In trading circles everyone knows about algorithms.  It's how 70% or so of the trading also know as HFT (High Frequency Trading gets done.  Little black boxes collecting, churning, and spitting out information to take advantage of the smallest trading opportunity if you will.  But did you know that those algorithms could be used in our daily lives in or to make better decisions?


Daniel Kahneman world renowned psychologist and Nobel laureate in his new book "Thinking, Fast, and Slow writes ""we are often confident even when we are wrong,"  In this WSJ piece, So, What's Your Algorithm it looks specifically at how algorithms can change your life.


I took away the following points;



  • These systems can now chew through billions of bits of data, analyze them via self-learning algorithms, and package the insights for immediate use.

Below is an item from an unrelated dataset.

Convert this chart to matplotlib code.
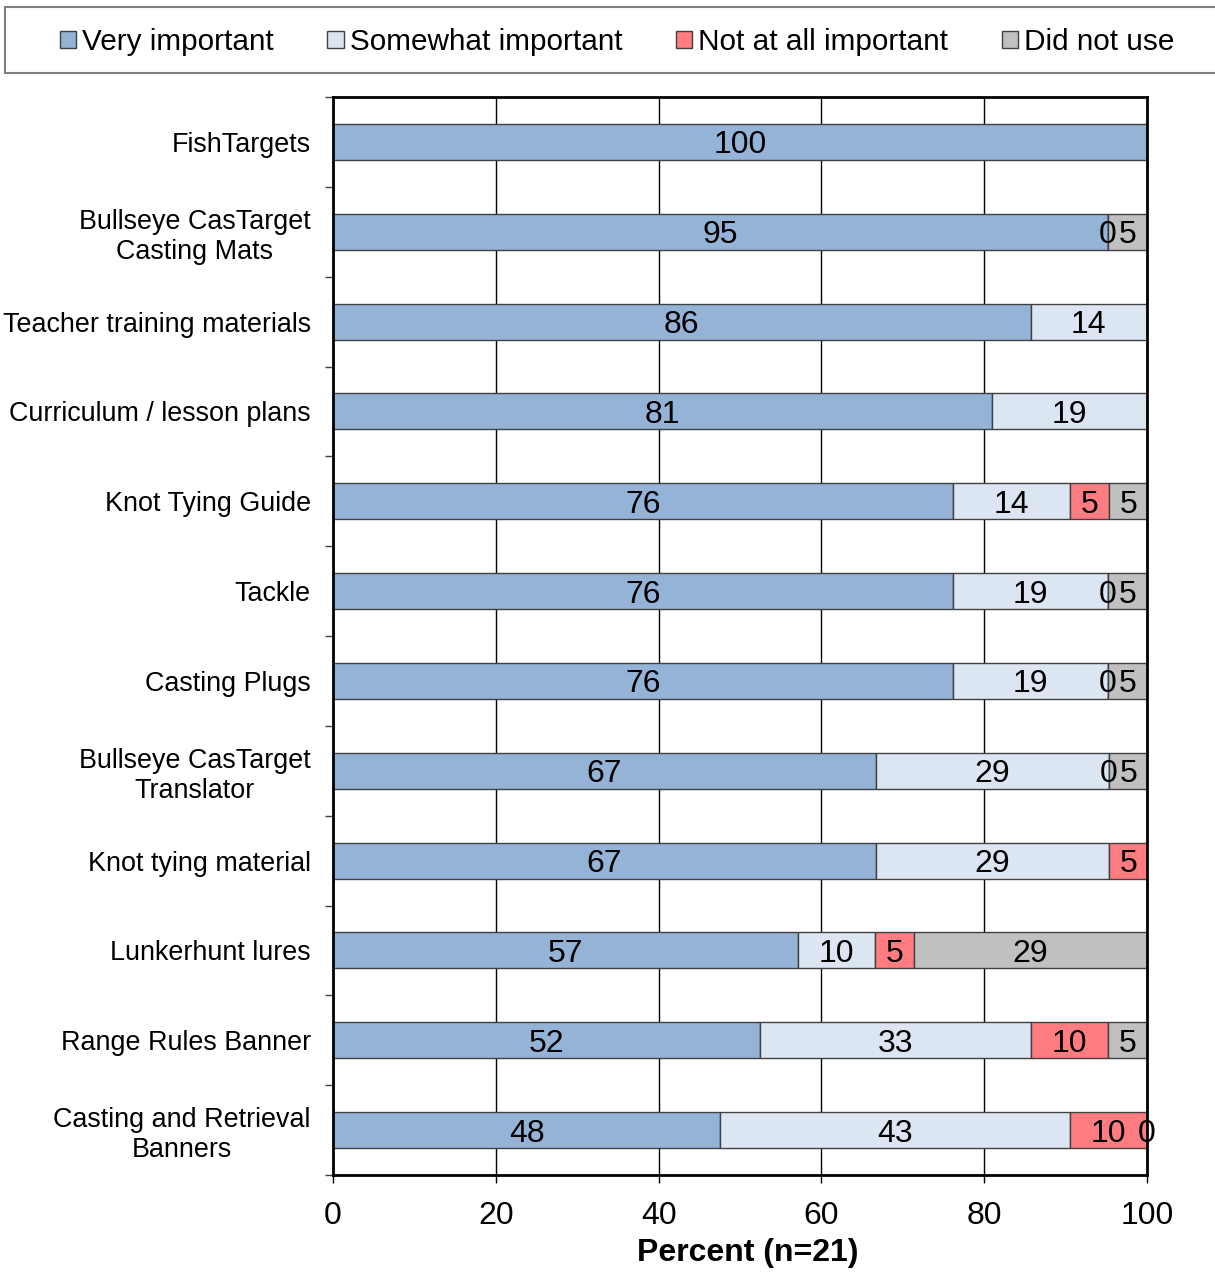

Neither we nor the computers are perfect, but in tandem, we might neutralize our biased, intuitive failings when we price a car, prescribe a medicine, or deploy a sales force. This is playing "Moneyball" at life.
  • You probably hate the idea that human judgment can be improved or even replaced by machines, but you probably hate hurricanes and earthquakes too. The rise of machines is just as inevitable and just as indifferent to your hatred.
  • "There is a whole class of things that couldn't be done five years ago," says Opera CEO Arnab Gupta, who just landed an $84 million venture investment from investors including Accel-KKR and Silver Lake Sumeru. His company is now valued at around $500 million. "A few years ago it might take a month to run a project involving 30 billion separate calculations. Today it can be done in two to three hours."
  • A warning awaits, of course. As Mr. Rajaram explains, analytics will eventually become the norm, which will push adaptation and business cycles even faster than they are today. "As computers become better and better, our lives are becoming more and more complex. They create new problems as much as they solve old ones."
THEGAME

I actually read the book Moneyball by Michael Lewis and just watched the movie last evening.  Imagine being able to run your life the same way Billy Beane picks ball players?